„Aandeel zussen-Holleeder in bewijs beperkt”
De bijdrage van Astrid en Sonja Holleeder aan de bewijsvoering dat hun broer Willem betrokken was bij de moorden waarvan hij is beschuldigd, is maar zeer beperkt. Dat zei raadsman Sander Janssen vrijdag op de tweede dag van zijn pleidooi in de strafzaak tegen Willem Holleeder.
„De zussen hebben geen concreet bewijs geleverd, maar vooral een beeld uitgedragen dat Willem Holleeder in opdrachtgevende zin bij de moorden zou zijn betrokken”, aldus Janssen. Hij hield de rechtbank voor dat het uiteindelijk draait om de vraag of het mogelijk is dat de zussen niet de waarheid vertellen. „En het antwoord daarop is ’ja’.”
Volgens hem hebben de zussen vanuit hun eigen belang de dynamiek rond het proces „enorm versterkt”, onder meer door „een gecoördineerde mediastrategie” te voeren. „Nieuw bewijs werd ‘geframed’ als doorslaggevend”, aldus Janssen.

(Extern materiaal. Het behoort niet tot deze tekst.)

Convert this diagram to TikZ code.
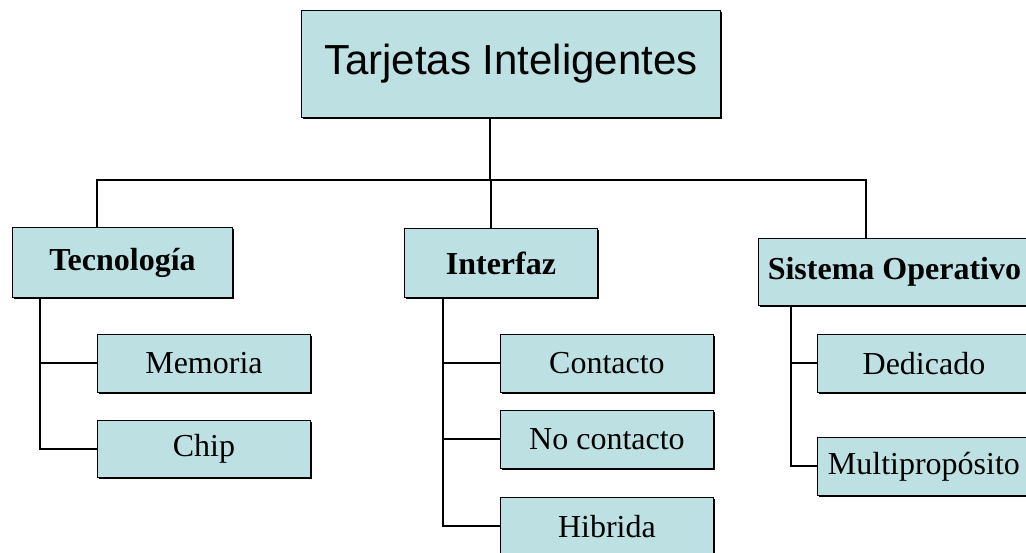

Het belang van de zussen is volgens hem terug te voeren op het FIOD-onderzoek naar de criminele erfenis van de in 2003 doodgeschoten Cor van Hout, waarin Sonja Holleeder om vervolging te ontlopen schikte met de Belastingdienst. „Ze hebben steeds gezegd dat ze in dat onderzoek hebben moeten liegen om de investeringen van hun broer met het Heinekengeld niet in gevaar te brengen. Daarbij konden ze uiteindelijk niet anders dan hun broer afschilderen als monster.”
Volgens Janssen hebben de zussen in het onderzoek - waarin ook Astrid Holleeder verdachte was - uiteindelijk niet gelogen uit angst voor hun broer, „maar omdat ze bang waren voor de consequenties voor zichzelf”. Hij zei ervan overtuigd te zijn dat de criminele erfenis van Van Hout „is weggesluisd”.